Writer/Director Carl Joseph Papa’s The Missing paints a thoughtful story on the lasting effects of childhood trauma and how to overcome lifelong nightmares.
Childhood trauma is something that stays with those impacted by it their entire lives. It rears its ugly head in the most unexpected of ways and can create division amongst the closest of relationships. Carl Joseph Papa’s newest animated film, The Missing, is incredibly rich and beautifully told story about the lasting effects of childhood trauma, sexual abuse and the burden of keeping heavy secrets from those you want to share them with the most.
The Missing follows Eric (Carlo Aquino), a young man working as an animator with a seemingly normal life. He is passionate about his profession, he regularly speaks with his mother, he even has a work crush called Carlo (Gio Gahol). However, upon being introduced to Eric, the audience sees his character has been drawn without a mouth, making his main source of communication a dry erase board. Eric has extreme difficult time trying to communicate with those around him because of his inability to speak as a lingering effect of the sexual abuse he faced at the hands of his uncle, something he has kept a secret his entire life.
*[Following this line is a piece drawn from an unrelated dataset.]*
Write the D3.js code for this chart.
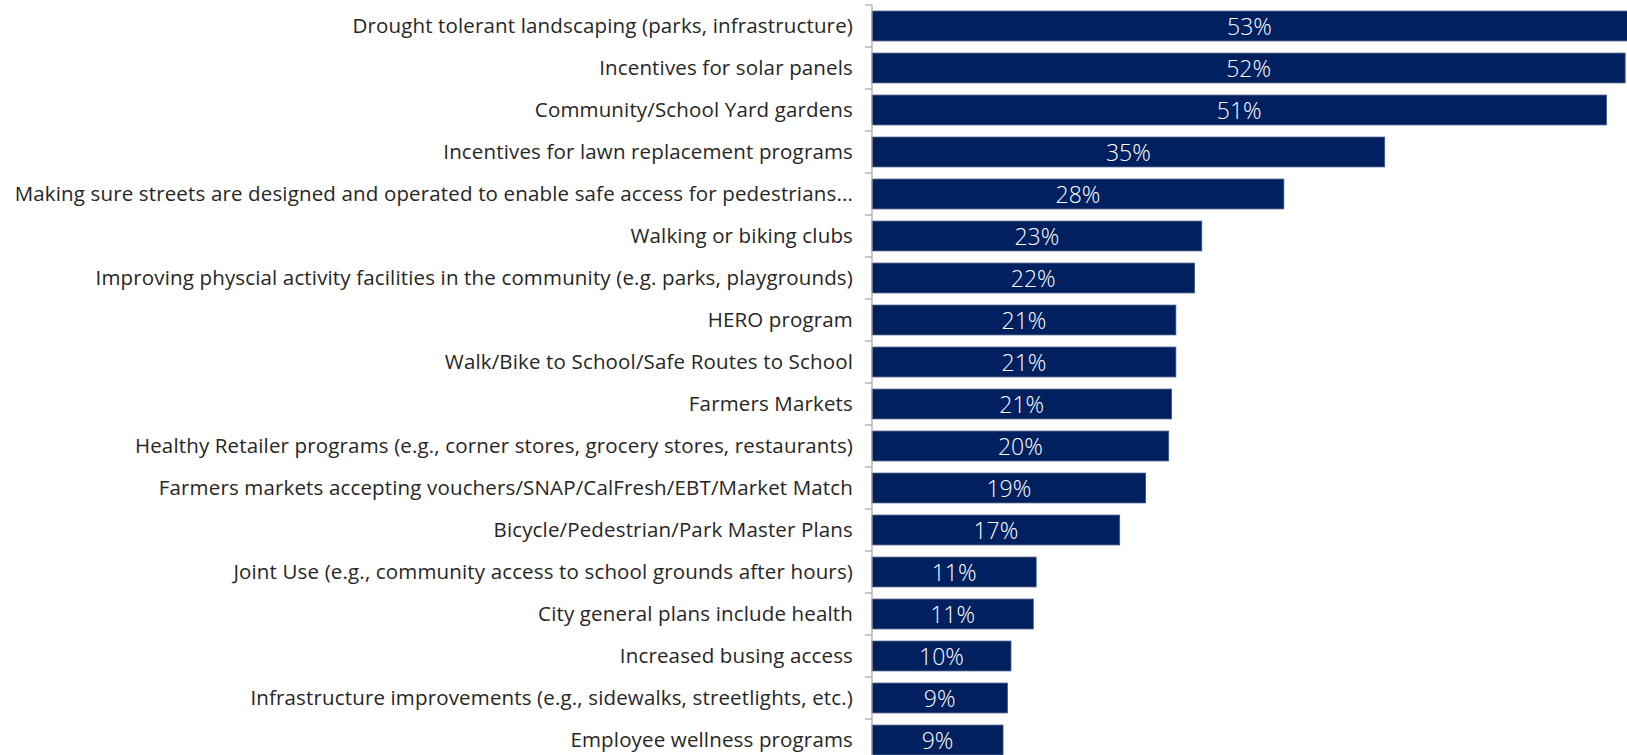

One day, Eric’s mother, Rosalinda (Dolly De Leon), asks him to check up on his uncle after work since he hasn’t been responding to her messages. Carlo gives Eric a ride as a thanks for helping him work late, but when the two young men enter Eric’s uncle’s apartment they find him dead in his bedroom. This sends Eric down a rabbit hole of nostalgia where his past meets his present, and demons that Eric thought he had long gotten rid of have come back for him once again.
The way in which Carl Joseph Papa has created this deeply nuanced film is something that exists in singularity. The animation of the film makes every shot feel like a stand alone piece of art. It blurs the line so cleverly between the younger and current version of Eric to show the way in which sexual abuse victums can regress to the age and cycles they had when they were abused through. In a clever move to have the audience understand Eric’s mental state as a child, whenever the film flashes back in time, the animation follows in Eric’s mental suit and regresses to a far more simplistic style of animation.
The style is reminiscent of drawings that a child may do, really making the viewer understand just how young and vulnerable Eric was at the time he was abused. Additionally, when Eric’s uncle enters early scenes within his childhood, he literally erases any animation he touches, showing how his uncle removed his sense of security and safety within his home. This is exactly what makes The Missing so powerful. The film works to not only make the audience understand what Eric has been through, it shows what the abuse has taken from him in a literal sense.
The Missing constantly displays the ways in which childhood trauma and the triggers that bring it to the surface can continually impact those like Eric, who are a victim of it. While when we meet Eric, he both physically and figuratively does not have the ability to share his voice, throughout the film, as he continues to remember his sexually abusive relationship with his uncle, he begins to lose much more of himself.
He loses his ear, his eye, his hand and more, as a visual representation of the ongoing damage that Eric still has to deal with as an adult who is a victim of sexual abuse. Even though his uncle is now dead and he is surrounded by career and relationship security, the trauma continues to take from him.
The Missing utilizes its breathtaking animation to make its audience understand the ways in which Eric struggles to grapple with the abuse he has endured as the triggers around him force him to regress back to the young boy he was when his uncle was abusing him. When Eric finds his uncle’s body, he begins to experience the same recurring nightmare he did as a child that aliens are coming to abduct him. The film poses this as a form of escape Eric created as a young child in order to deal with the horrific abuse he endured that he didn’t know how to tell anyone about.
Only Eric can see these aliens and he is unable to communicate to those around him the trauma and terror it evokes in him, because this threat is not visible to anyone but him. He has to physically fight these aliens off as these dreams are real to him but his loved ones struggle to understand what he is going through and how to help. This is Eric’s biggest challenge, he cannot tell the people he trusts most about what has happened to him, he cannot find a way to express himself.
The Missing is experimental yet sensitive in the way it deals with the impact of sexual abuse and trauma cycles. The film gives endless grace to Eric and the way he is desperately trying to defeat his demons, alongside the people who love him. This is the most creative way I’ve seen a film deal with such a heavy, yet important topic. While Eric doesn’t speak throughout the film, the animation makes it so the audience completely understands what is going on with him. It’s a film that will make you more empathetic and a film that will make you understand the amount of strength it takes to be vulnerable.
The Missing has been submitted as the Philippines’ official entry for International Feature at the 96th Academy Awards, which would make it the first film from the country to be nominated.